Ancak otomobilin yükselişi, çevresel sorunları da beraberinde getirdi. Artmakta olan araç sayısı, hava kirliliğinin artmasına ve iklim değişikliğine katkıda bulundu. Bu nedenle, otomobil endüstrisi, emisyonları azaltmak ve sürdürülebilir çözümler geliştirmek için baskı altında kaldı. Hibrit ve elektrikli araçların geliştirilmesi, bu doğrultuda atılan önemli adımlardan biridir. Bunun yanı sıra, yakıt verimliliğini artırmak için yeni teknolojiler sürekli olarak araştırılmaktadır. Özerk sürüş sistemlerinin gelişimi, gelecekte otomobilin nasıl kullanılacağını ve güvenliğini tamamen değiştirebilir.

Bugün, otomobil endüstrisi, sürekli değişen bir teknolojik manzarada rekabet etmek zorundadır. Elektrikli ve otonom araçların yükselişi, geleneksel otomobil üreticilerini yeni stratejiler geliştirmeye zorlamaktadır. Bağlantılı araçlar, yapay zeka ve büyük veri analitiği gibi teknolojilerin entegrasyonu, sürüş deneyimini dönüştürüyor ve otomobilin daha da gelişmiş ve entegre bir hale gelmesini sağlıyor. Otomobiller, artık sadece ulaşım sağlamakla kalmıyor, aynı zamanda eğlence, iletişim ve bilgiye erişim sağlayan merkezler haline geliyor.

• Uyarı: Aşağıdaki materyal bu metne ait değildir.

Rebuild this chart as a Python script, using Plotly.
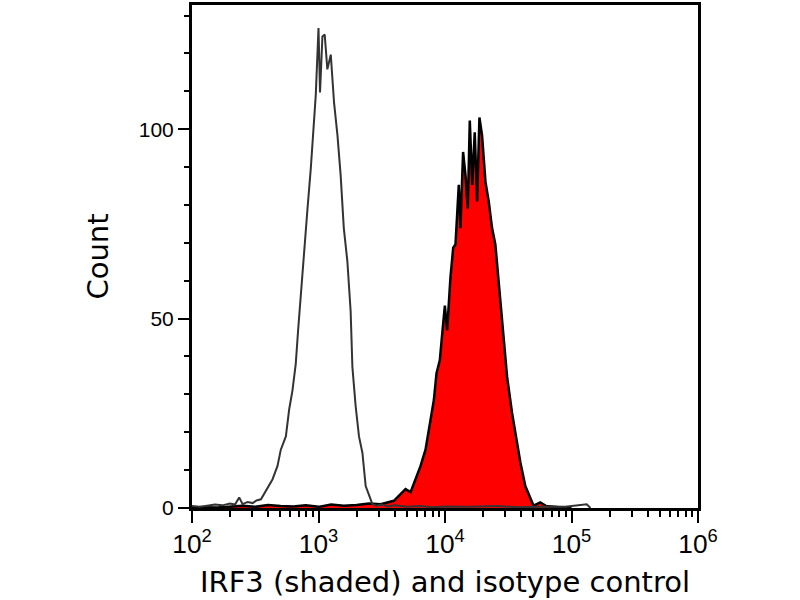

Otomobilin geleceği, sürdürülebilirlik ve yenilikçiliğe odaklanmış durumda. Elektrikli araçlar ve alternatif yakıtlar, çevresel etkileri azaltmada kilit rol oynayacak. Otonom sürüş teknolojilerinin yaygınlaşması ise trafik güvenliğini artıracak ve ulaşımı daha verimli hale getirecek. Akıllı şehirler ve bağlantılı altyapılar, otomobillerin daha iyi entegre olmasını ve daha akıllı bir ulaşım sisteminin oluşturulmasını sağlayacak. Sonuç olarak, otomobilin evrimi devam ediyor ve gelecekte bizi daha güvenli, daha sürdürülebilir ve daha bağlantılı bir dünyaya götürecektir. Dört tekerlek üzerindeki bu yolculuk, insanlığın ilerlemesinin ve hayal gücünün sınırlarını zorlamaya devam edecektir.